Whenever a project is created in OneButton, it tries to calculate the altitude above ground of the sensor based on the information in the image metadata (or GPS file) and the elevation of the ground above sea level in the area of the project which is taken from 10 meter SRTM DTM grid.
GPS coordinates are based on the WGS 84 coordinate system (Earth Centred Earth Fixed or geocentric - EPSG code 4326) which uses the WGS 84 geoid and incorporates the Earth Gravitational Model (EGM96). Earth Centred Earth Fixed is a Cartesian coordinate system relative to the centre of the Earth. The offsets of this geoid from the ellipsoid provide a near sea level model and also provide a precise equation to go between the ellipsoid and raw GPS positions.
Since drones provide us geocentric WGS 84 coordinates and heights, the software must transform this information to a local projection based on the selection you make when setting up the project. Local projections are a Cartesian coordinate system, and their XY axes are approximately tangent to a geoid, the Z axis is perpendicular, and they support orthometric height measurement because of these properties.

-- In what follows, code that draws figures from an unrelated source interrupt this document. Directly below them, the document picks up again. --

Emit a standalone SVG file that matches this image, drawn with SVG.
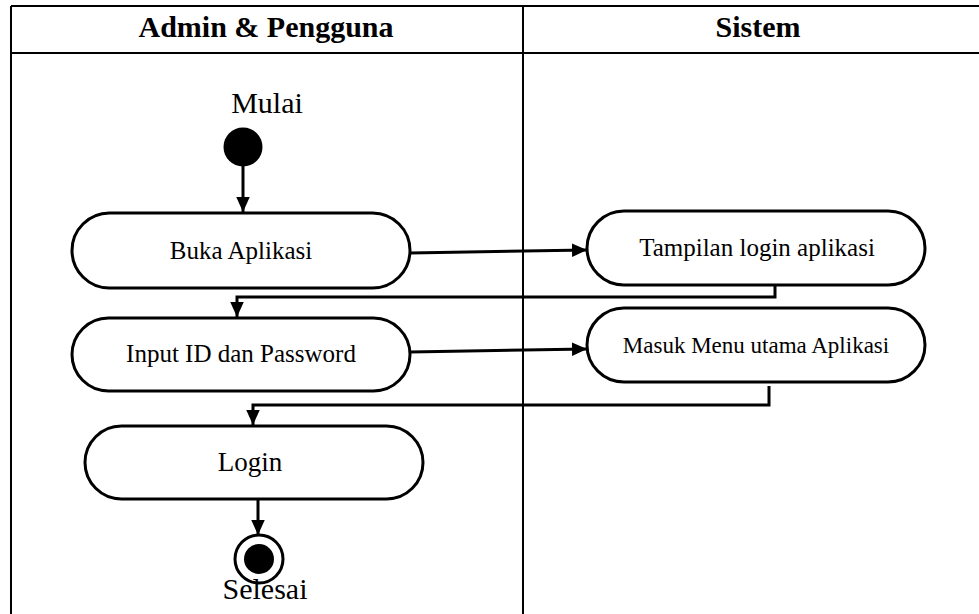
<svg xmlns="http://www.w3.org/2000/svg" width="979" height="614" viewBox="0 0 979 614">
  <style>
    .lane { stroke: #000; stroke-width: 2; fill: none; }
    .head { font-family: "Liberation Serif", "Times New Roman", serif; font-weight: bold; font-size: 30px; text-anchor: middle; fill: #000; }
    .act { fill: #fff; stroke: #000; stroke-width: 3; }
    .lbl { font-family: "Liberation Serif", "Times New Roman", serif; font-size: 25px; text-anchor: middle; fill: #000; }
    .big { font-family: "Liberation Serif", "Times New Roman", serif; font-size: 30px; text-anchor: middle; fill: #000; }
    .flow { stroke: #000; stroke-width: 3; fill: none; marker-end: url(#arrow); }
  </style>
  <defs>
    <marker id="arrow" viewBox="0 0 10 10" refX="10" refY="5" markerWidth="5" markerHeight="4.5" markerUnits="strokeWidth" orient="auto" preserveAspectRatio="none">
      <path d="M0,0 L10,5 L0,10 Z" fill="#000"/>
    </marker>
  </defs>

  <!-- swimlane frame -->
  <g id="lanes">
    <line class="lane" x1="11" y1="6" x2="979" y2="6"/>
    <line class="lane" x1="11" y1="53" x2="979" y2="53"/>
    <line class="lane" x1="11" y1="6" x2="11" y2="614"/>
    <line class="lane" x1="523" y1="6" x2="523" y2="614"/>
    <text class="head" x="266" y="37">Admin &amp; Pengguna</text>
    <text class="head" x="758" y="37">Sistem</text>
  </g>

  <!-- connectors -->
  <g id="connectors">
    <line class="flow" x1="243" y1="160" x2="243" y2="212"/>
    <line class="flow" x1="410" y1="253" x2="587" y2="250"/>
    <polyline class="flow" points="775,285 775,297 237,297 237,317"/>
    <line class="flow" x1="410" y1="352" x2="587" y2="349"/>
    <polyline class="flow" points="769,386 769,405 253,405 253,425"/>
    <line class="flow" x1="258" y1="496" x2="258" y2="535"/>
  </g>

  <g id="start">
    <text class="big" x="267" y="113">Mulai</text>
    <circle cx="243" cy="147" r="19.5" fill="#000"/>
  </g>

  <g id="buka-aplikasi">
    <rect class="act" x="72" y="213" width="338" height="75" rx="37.5"/>
    <text class="lbl" x="241" y="259">Buka Aplikasi</text>
  </g>

  <g id="tampilan-login">
    <rect class="act" x="587" y="211" width="338" height="74" rx="37"/>
    <text class="lbl" x="757" y="256">Tampilan login aplikasi</text>
  </g>

  <g id="input-id">
    <rect class="act" x="72" y="318" width="338" height="73" rx="36.5"/>
    <text class="lbl" x="241" y="362">Input ID dan Password</text>
  </g>

  <g id="masuk-menu">
    <rect class="act" x="587" y="308" width="338" height="74" rx="37"/>
    <text class="lbl" x="756" y="353" style="font-size:23px">Masuk Menu utama Aplikasi</text>
  </g>

  <g id="login">
    <rect class="act" x="85" y="426" width="338" height="73" rx="36.5"/>
    <text class="lbl" x="250" y="471" style="font-size:27px">Login</text>
  </g>

  <g id="end">
    <circle cx="259" cy="559" r="24" fill="#fff" stroke="#000" stroke-width="3"/>
    <circle cx="259" cy="559" r="15" fill="#000"/>
    <text class="big" x="265" y="599">Selesai</text>
  </g>
</svg>
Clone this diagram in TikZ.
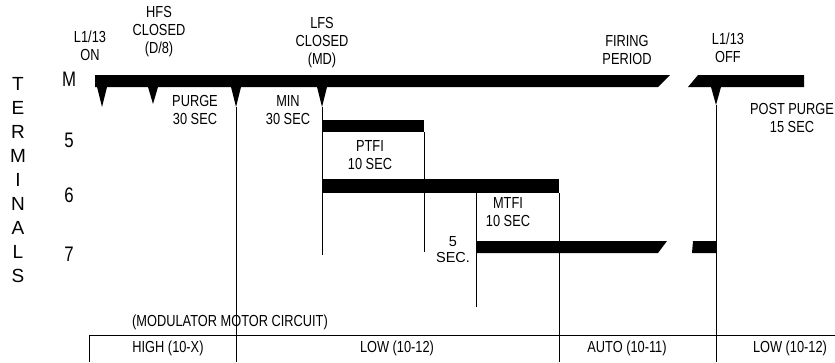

So the drone goes from raw GPS, which is really WGS 84 Earth Centered Earth Fixed (geocentric), to WGS 84 geodetic. The software then converts the values from WGS 84 geodetic to a local projection. If the drone heights are incorrect it will cause the software to try and find an incorrect solution that will not correspond the SRTM because the SRTM is also based on the WGS84/EGM96 geoid.